When you graph the USL as a function of number of processors, you get the green line on this graph:

(Image from perfdynamics.com)

(The purple line shows what Amdahl's Law would predict.)

Notice that the green line reaches a peak and then declines. It means that there is a number of nodes that produces maximum throughput. Add more processors and throughput goes down. Overscaling hurts throughput. I've seen this in real-life load testing.

We'd often like to increase the number of processors and get more throughput. There are exactly two ways to do that:

Reduce the serial fraction
Reduce the incoherence penalty

USL in Teams?

Let's try an analogy. If the "job" is a project rather than a computational task, then we can look at the number of people on the project as the "processors" doing the work.

In that case, the serial fraction would be whatever portion of the work can only be done one step after another. That may be fodder for a future post, but it's not what I'm interested in today.

There seems to be a direct analog for the incoherence penalty. Whatever time the team members spend re-establishing a common view of the universe is the incoherence penalty.

For a half-dozen people in a single room, that penalty might be really small.
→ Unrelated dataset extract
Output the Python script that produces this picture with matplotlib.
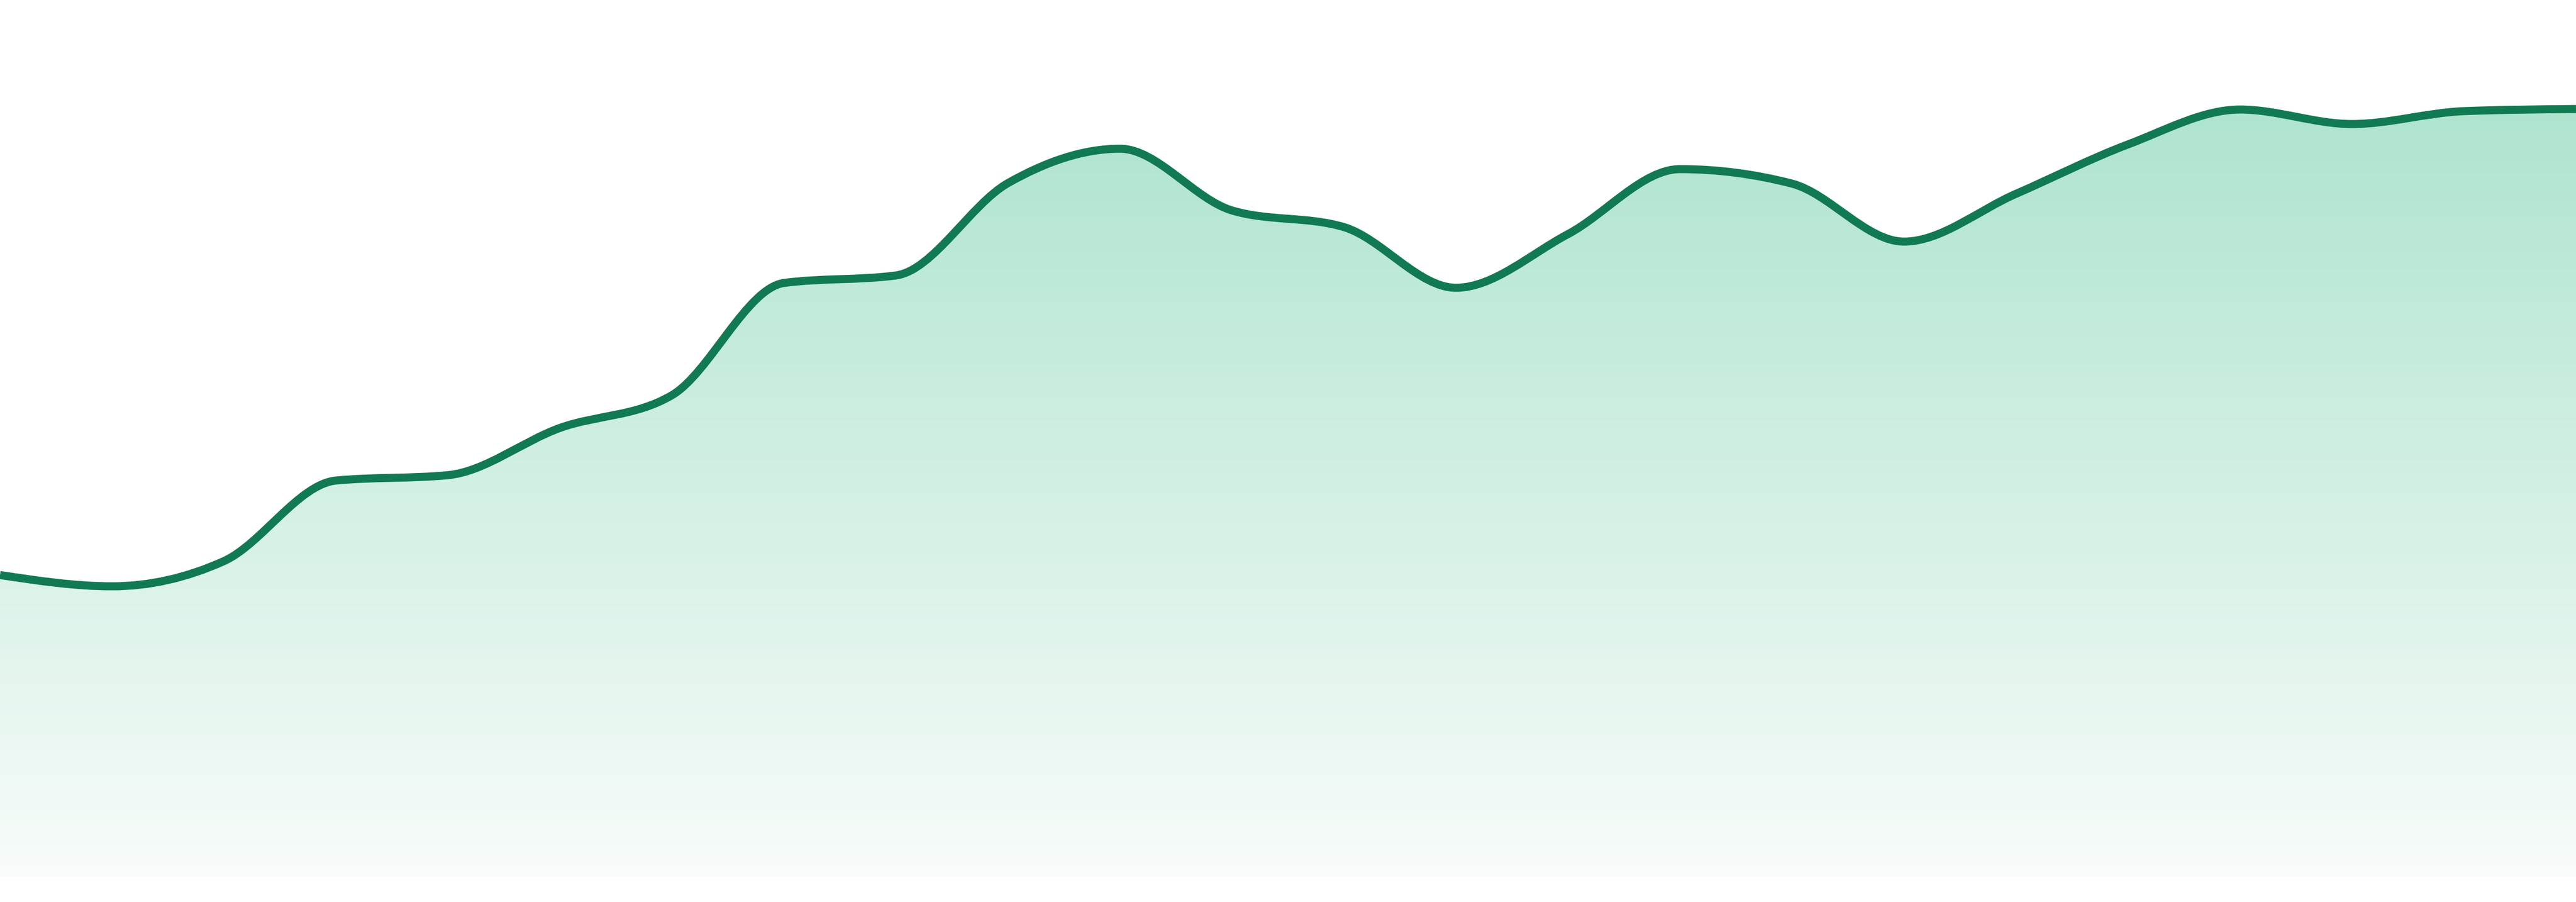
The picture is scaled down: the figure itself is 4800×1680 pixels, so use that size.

Just a whiteboard session once a week or so.

For a large team across multiple time zones, it could be large and formal. Documents and walkthrough. Presentations to the team, and so on.

In some architectures coherence matters less. Imagine a team with members across three continents, but each one works on a single service that consumes data in a well-specified format and produces data in a well-specified format. They don't require coherence about changes in the processes, but would need coherence for any changes in the formats.

Sometimes tools and languages can change the incoherence penalty. One of the arguments for static typing is that it helps communicate across the team. In essence, types in code are the mechanism for broadcasting changes in the model of the world. In a dynamically typed language, we'd either need secondary artifacts (unit tests or chat messages) or we'd need to create boundaries where subteams only rarely needed to re-cohere with other subteams.

All of these are techniques aimed at the incoherence penalty. Let's recall that overscaling causes reduced throughput. So if you have a high coherence penalty and too many people, then the team as a whole moves slower. I've certainly experienced teams where it felt like we could cut half the people and move twice as fast. USL and the incoherence penalty now helps me understand why that was true—it's not just about getting rid of deadwood. It's about reducing the overhead of sharing mental models.

In The Fear Cycle I alluded to codebases where people knew large scale changes were needed, but were afraid of inadvertant harm. This would imply a team that was overscaled and never achieved coherence. Once lost, it seems to be really hard to re-establish. That means ignoring the incoherence penalty is not an option.

USL and Microservices

By the way, I think that the USL explains some of the interest in microservices. By splitting a large system into smaller and smaller pieces, deployed independently, you reduce the serial fraction of a release. In a large system with many contributors, the serial fraction comes from integration, testing, and deployment activities. Part of the premise for microservices is that they don't need the integration work, integration testing, or delay for synchronized deployment.

But, the incoherence penalty means that you might not get the desired speedup. I'm probably stretching the analogy a bit here, but I think you could regard interface changes between microservices as requiring re-coherence across teams. Too much of that and you won't get the desired benefit of microservices.

What to do about it?

My suggestion: take a look at your architecture, language, tools, and team. See where you spend time re-establishing coherence when people make changes to the system's model of the world.

Look for splits. Split the system with internal boundaries. Split the team.

Use your environment to communicate the changes so re-cohering can be a broadcast effort rather than one-to-one conversations.

Look at your team communications. How much of your time and process is devoted to coherence? Maybe you can make small changes to reduce the need for it.